Information shown -

__________

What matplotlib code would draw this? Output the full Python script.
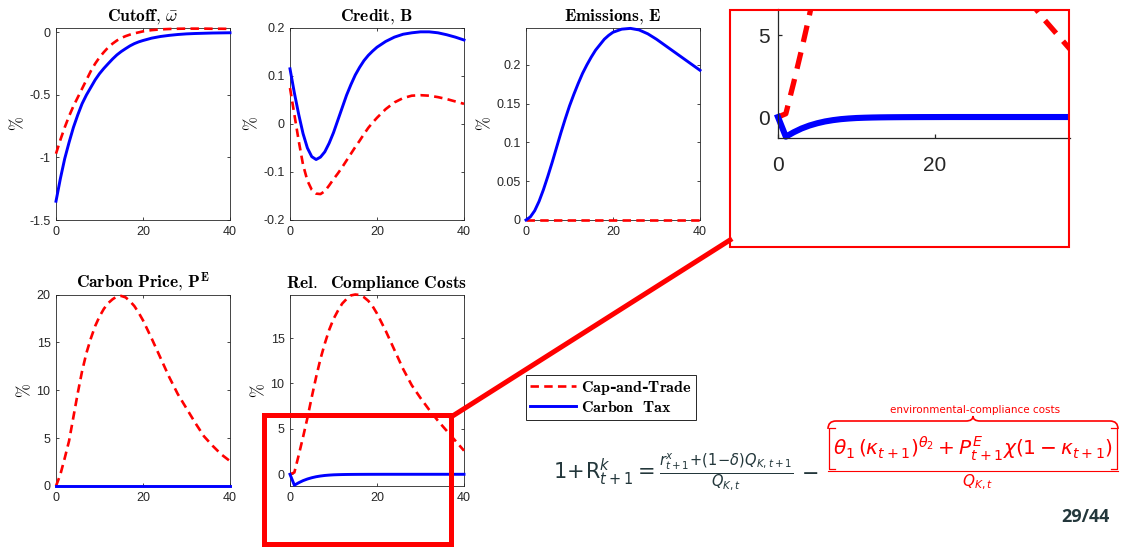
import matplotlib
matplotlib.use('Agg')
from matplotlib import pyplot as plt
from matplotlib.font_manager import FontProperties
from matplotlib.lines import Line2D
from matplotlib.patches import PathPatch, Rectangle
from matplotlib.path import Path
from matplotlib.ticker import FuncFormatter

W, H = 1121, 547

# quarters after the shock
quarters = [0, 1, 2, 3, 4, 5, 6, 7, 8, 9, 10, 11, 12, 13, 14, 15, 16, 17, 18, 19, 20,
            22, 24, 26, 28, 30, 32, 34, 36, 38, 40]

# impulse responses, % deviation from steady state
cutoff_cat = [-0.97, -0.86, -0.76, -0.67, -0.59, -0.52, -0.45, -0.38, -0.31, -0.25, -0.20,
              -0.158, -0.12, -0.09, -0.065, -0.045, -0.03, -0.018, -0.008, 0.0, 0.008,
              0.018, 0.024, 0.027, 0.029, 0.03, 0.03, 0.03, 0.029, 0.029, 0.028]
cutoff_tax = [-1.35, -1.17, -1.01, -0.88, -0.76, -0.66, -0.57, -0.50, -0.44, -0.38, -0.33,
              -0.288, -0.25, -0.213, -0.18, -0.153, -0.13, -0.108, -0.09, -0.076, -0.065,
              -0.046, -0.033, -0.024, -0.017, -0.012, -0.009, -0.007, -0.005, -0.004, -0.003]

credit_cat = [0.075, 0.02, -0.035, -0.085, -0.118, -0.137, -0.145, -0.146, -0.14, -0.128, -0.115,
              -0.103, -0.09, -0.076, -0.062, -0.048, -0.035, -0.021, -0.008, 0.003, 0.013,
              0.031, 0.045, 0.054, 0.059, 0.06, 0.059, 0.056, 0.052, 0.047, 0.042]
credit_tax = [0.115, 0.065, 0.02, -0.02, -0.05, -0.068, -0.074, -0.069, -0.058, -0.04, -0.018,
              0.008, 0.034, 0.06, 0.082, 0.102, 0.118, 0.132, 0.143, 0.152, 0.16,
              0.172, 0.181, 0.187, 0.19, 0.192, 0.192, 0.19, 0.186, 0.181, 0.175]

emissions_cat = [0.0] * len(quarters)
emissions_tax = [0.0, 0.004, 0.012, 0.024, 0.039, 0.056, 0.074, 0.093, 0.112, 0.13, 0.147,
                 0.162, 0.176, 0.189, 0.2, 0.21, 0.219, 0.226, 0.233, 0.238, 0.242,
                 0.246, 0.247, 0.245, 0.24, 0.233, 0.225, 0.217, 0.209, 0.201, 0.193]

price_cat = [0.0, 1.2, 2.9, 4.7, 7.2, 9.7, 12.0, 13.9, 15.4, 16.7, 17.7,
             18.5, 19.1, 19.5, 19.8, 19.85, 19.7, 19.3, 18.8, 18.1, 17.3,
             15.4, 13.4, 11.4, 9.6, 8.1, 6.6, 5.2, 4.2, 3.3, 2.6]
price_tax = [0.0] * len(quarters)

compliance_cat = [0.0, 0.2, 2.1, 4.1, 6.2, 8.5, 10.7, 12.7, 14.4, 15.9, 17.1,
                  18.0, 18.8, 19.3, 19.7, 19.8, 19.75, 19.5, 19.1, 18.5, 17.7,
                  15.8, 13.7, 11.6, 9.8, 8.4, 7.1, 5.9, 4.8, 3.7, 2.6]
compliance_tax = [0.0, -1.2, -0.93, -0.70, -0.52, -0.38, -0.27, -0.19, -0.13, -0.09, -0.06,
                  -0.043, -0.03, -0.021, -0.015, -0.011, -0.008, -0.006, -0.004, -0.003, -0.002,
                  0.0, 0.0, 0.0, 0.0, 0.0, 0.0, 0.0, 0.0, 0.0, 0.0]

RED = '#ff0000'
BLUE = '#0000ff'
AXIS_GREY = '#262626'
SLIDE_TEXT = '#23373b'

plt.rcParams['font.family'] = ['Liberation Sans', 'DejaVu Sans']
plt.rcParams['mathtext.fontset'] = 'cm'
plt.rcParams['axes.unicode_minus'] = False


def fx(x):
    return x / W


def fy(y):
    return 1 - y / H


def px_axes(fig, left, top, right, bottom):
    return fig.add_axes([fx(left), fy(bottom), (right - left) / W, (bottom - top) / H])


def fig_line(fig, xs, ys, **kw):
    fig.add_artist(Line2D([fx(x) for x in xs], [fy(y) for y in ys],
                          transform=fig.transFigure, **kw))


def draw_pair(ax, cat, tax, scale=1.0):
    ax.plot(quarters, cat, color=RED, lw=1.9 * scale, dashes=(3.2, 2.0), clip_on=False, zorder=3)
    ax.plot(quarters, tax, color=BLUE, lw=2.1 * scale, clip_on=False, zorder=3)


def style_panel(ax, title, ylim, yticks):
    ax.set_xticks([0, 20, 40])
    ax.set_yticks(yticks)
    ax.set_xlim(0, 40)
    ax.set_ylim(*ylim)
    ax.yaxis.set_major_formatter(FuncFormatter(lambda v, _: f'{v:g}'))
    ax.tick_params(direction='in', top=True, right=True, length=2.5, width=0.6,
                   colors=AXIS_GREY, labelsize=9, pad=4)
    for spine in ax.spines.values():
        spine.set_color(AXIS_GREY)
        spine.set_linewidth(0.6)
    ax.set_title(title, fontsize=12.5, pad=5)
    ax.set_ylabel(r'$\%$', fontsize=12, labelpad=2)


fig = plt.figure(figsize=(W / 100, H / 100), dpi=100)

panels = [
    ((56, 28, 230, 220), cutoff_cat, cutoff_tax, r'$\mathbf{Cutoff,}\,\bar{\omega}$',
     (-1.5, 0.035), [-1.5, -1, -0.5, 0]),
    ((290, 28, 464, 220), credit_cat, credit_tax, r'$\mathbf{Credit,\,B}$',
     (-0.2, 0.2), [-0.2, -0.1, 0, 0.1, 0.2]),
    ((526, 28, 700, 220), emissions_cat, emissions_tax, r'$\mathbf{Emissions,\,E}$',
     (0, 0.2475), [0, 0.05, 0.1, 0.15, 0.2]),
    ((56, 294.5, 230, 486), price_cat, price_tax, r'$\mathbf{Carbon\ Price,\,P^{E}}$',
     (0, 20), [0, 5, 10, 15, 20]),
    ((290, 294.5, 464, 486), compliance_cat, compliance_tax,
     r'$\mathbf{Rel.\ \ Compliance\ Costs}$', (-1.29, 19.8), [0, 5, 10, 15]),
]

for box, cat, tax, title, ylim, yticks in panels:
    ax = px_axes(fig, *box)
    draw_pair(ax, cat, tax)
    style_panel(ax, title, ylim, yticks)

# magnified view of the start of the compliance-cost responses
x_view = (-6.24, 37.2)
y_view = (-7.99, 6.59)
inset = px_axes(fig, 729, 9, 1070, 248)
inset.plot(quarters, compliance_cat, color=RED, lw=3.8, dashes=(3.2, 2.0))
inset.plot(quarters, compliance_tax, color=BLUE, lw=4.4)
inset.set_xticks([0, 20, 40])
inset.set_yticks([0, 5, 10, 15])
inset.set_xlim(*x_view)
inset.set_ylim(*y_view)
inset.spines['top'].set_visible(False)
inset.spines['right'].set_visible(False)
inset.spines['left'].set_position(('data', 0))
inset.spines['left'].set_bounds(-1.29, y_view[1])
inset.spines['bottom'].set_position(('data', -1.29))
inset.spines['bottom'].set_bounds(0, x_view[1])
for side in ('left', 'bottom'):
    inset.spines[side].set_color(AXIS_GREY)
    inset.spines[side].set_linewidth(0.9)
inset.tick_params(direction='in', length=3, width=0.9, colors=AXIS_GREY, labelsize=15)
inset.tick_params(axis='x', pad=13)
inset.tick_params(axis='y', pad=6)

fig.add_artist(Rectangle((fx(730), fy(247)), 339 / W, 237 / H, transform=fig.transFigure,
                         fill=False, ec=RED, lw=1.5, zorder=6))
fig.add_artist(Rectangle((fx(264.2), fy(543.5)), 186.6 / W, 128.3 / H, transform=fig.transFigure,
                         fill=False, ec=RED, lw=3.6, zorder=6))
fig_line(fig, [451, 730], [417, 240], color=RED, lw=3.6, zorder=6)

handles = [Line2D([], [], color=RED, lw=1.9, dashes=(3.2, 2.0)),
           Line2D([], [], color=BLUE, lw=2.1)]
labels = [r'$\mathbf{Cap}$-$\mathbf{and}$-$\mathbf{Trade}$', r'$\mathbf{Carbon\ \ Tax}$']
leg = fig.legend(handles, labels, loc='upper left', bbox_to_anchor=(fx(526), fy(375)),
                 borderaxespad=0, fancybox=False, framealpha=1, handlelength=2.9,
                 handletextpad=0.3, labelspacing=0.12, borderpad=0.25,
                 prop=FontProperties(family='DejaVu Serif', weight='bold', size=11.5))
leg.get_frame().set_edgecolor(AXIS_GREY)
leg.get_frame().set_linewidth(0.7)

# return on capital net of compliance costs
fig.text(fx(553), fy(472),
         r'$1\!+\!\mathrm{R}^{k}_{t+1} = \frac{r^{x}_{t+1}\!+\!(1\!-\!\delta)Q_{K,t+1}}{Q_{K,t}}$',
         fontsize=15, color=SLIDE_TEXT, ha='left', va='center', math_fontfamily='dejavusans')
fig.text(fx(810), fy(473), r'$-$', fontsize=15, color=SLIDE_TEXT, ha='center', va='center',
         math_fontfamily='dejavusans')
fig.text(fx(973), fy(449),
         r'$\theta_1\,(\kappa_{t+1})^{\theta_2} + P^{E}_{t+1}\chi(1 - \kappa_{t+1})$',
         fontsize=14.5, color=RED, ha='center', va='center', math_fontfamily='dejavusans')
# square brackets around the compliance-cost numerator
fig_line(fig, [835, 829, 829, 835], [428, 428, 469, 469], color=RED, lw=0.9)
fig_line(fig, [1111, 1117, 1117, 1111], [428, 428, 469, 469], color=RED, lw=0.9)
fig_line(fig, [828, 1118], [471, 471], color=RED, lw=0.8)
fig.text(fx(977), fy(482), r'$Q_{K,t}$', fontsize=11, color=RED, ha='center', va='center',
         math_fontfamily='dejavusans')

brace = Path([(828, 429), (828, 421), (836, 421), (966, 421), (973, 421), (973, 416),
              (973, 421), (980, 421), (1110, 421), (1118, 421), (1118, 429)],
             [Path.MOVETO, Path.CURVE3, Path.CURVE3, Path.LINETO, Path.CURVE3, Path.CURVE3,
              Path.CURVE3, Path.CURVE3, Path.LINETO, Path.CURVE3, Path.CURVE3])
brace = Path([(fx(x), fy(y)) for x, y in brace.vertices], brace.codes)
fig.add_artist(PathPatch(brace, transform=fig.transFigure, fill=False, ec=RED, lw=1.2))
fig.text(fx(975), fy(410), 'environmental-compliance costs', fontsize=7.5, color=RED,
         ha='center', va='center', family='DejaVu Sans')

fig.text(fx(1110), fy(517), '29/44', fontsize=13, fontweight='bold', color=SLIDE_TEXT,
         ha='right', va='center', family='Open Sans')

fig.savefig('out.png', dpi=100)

__________

Short exercise -
Pictures stay out. Repeat only the lines from the beginning of the data through the line that has "22, 24, 26, 28, 30, 32, 34, 36, 38, 40]".

Response -
What matplotlib code would draw this? Output the full Python script.
import matplotlib
matplotlib.use('Agg')
from matplotlib import pyplot as plt
from matplotlib.font_manager import FontProperties
from matplotlib.lines import Line2D
from matplotlib.patches import PathPatch, Rectangle
from matplotlib.path import Path
from matplotlib.ticker import FuncFormatter

W, H = 1121, 547

# quarters after the shock
quarters = [0, 1, 2, 3, 4, 5, 6, 7, 8, 9, 10, 11, 12, 13, 14, 15, 16, 17, 18, 19, 20,
            22, 24, 26, 28, 30, 32, 34, 36, 38, 40]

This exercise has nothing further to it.